Like would-be speech suppressers the world over, Foxman only does his cause harm with his jeremiad, giving Gibson publicity and prompting people to see the flick out of curiosity.

Foxman doesn’t see this. Today, the ADL put out a new press release, disclosing some of the – wait for it – anti-Semitic hate mail that was generated by its first press release. I’m not sure what Foxman’s purpose is in releasing the hate mail. It certainly proves nothing about any harm the film would do. All it does is drag some of the audience into the light of day. That’s good information to have. But at any rate, Foxman claims not to be calling for censorship of the film: “The League has not called for ‘censorship’ of the Gibson film, but rather asked for sensitivity to the dangerous implications of a conspiracy-oriented, historically false caricature of the Jews which has been repudiated by the Catholic Church itself.” Oh, I see: It’s not censorship Foxman wants it’s sensitivity.
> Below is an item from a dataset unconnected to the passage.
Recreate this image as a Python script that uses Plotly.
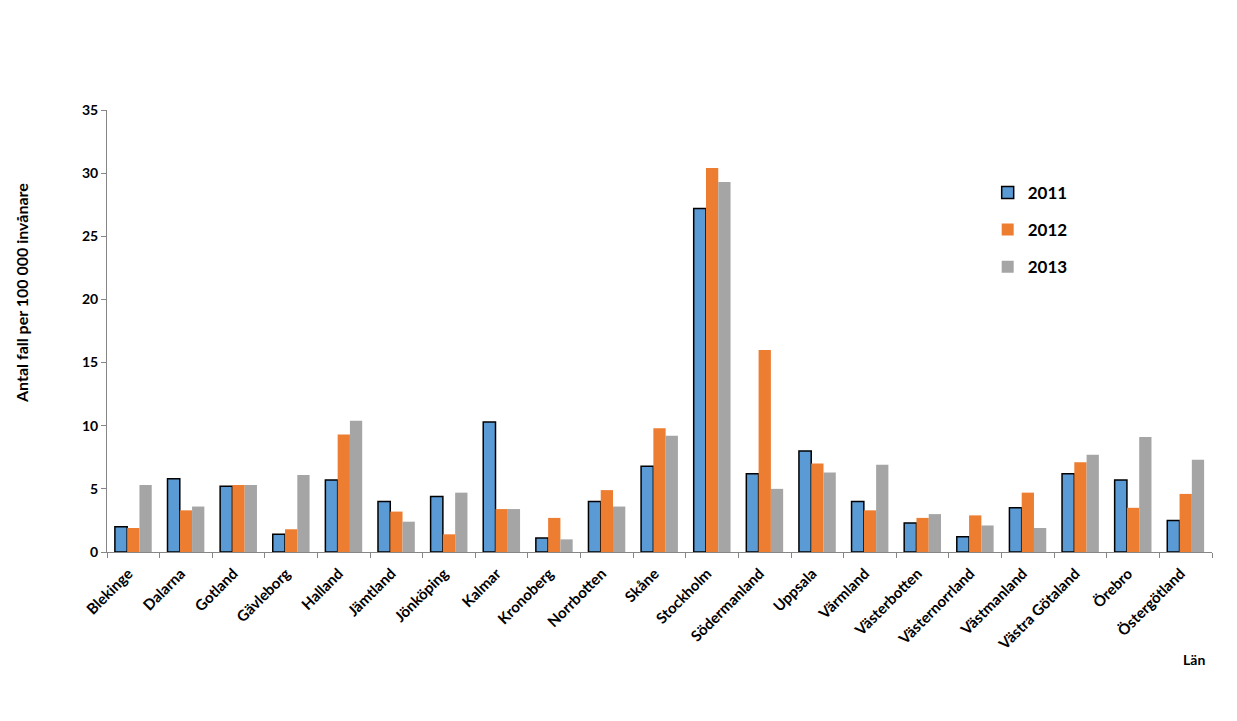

How should Mel show his sensitivity, though? Why, by “modifying” his film, of course. Abe, bubbeleh, if you talk like a censor and you smell like a censor, you’re a censor.

The country’s rapidly approaching the point where we enshrine in law a right not to be offended. In other places, like Australia, it’s already happened. When it happens here, God help us all (with, of course, no offense intended to you atheists and agnostics).